3. Inasmuch as the judgment of the superior court entered on January 7, 1977, was based on a civil URESA proceeding, between the former wife and husband in which the State of California was not a party, it would not be res judicata in the criminal extradition proceedings now considered. Additionally, because no findings of fact and no conclusions of law were entered with that order as required by the Civil Practice Act (Code § 81A-152), we are not able to determine whether or not the trial court actually decided the paternity issue.
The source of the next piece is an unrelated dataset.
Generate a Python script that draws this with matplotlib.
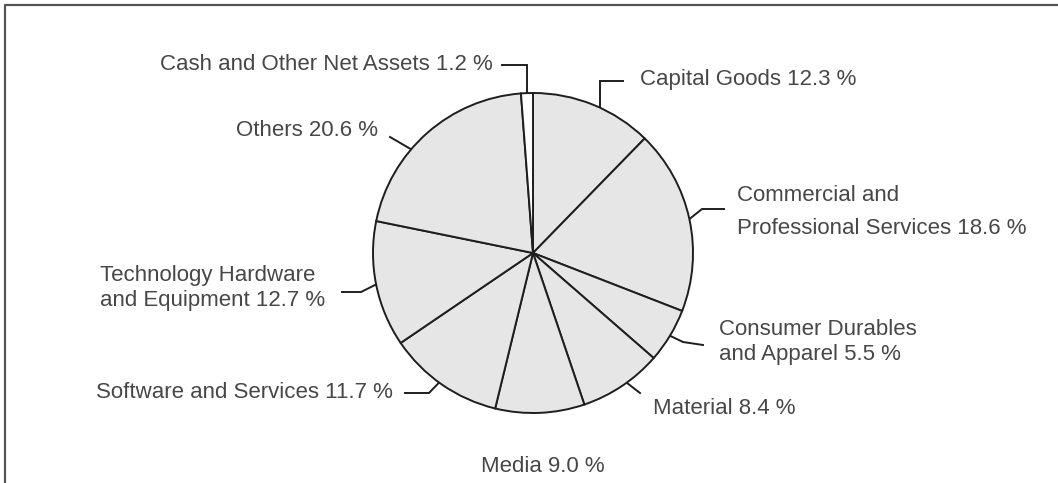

The record indicates that the child in question was born January 3, 1971, following a divorce between the parties on August 28, 1970, or within the normal gestation period. See Code Ann. § 74-101. In fairness to all parties we conclude that the judgment of the trial court should be vacated and the proceedings returned to the trial court for determination of the paternity issue. In doing so, the trial court can take into consideration whether or not both of the parties, mother and father, should be present at the hearing, or whether the proof required in the case indicates that the presence of either or both of the parties is not necessary and whether or not a trial by jury is demanded by either party, all in keeping with the terms of Code Ann. § 99-922a.1.
If further proceedings result in a determination that the appellee is not the father of the child then he may be discharged. On the other hand, if the final judgment concludes he is the father of the child, he should be allowed a reasonable time to comply with the provisions of Code Ann. § 99-906a.
Judgment reversed and remanded with direction. All the Justices concur.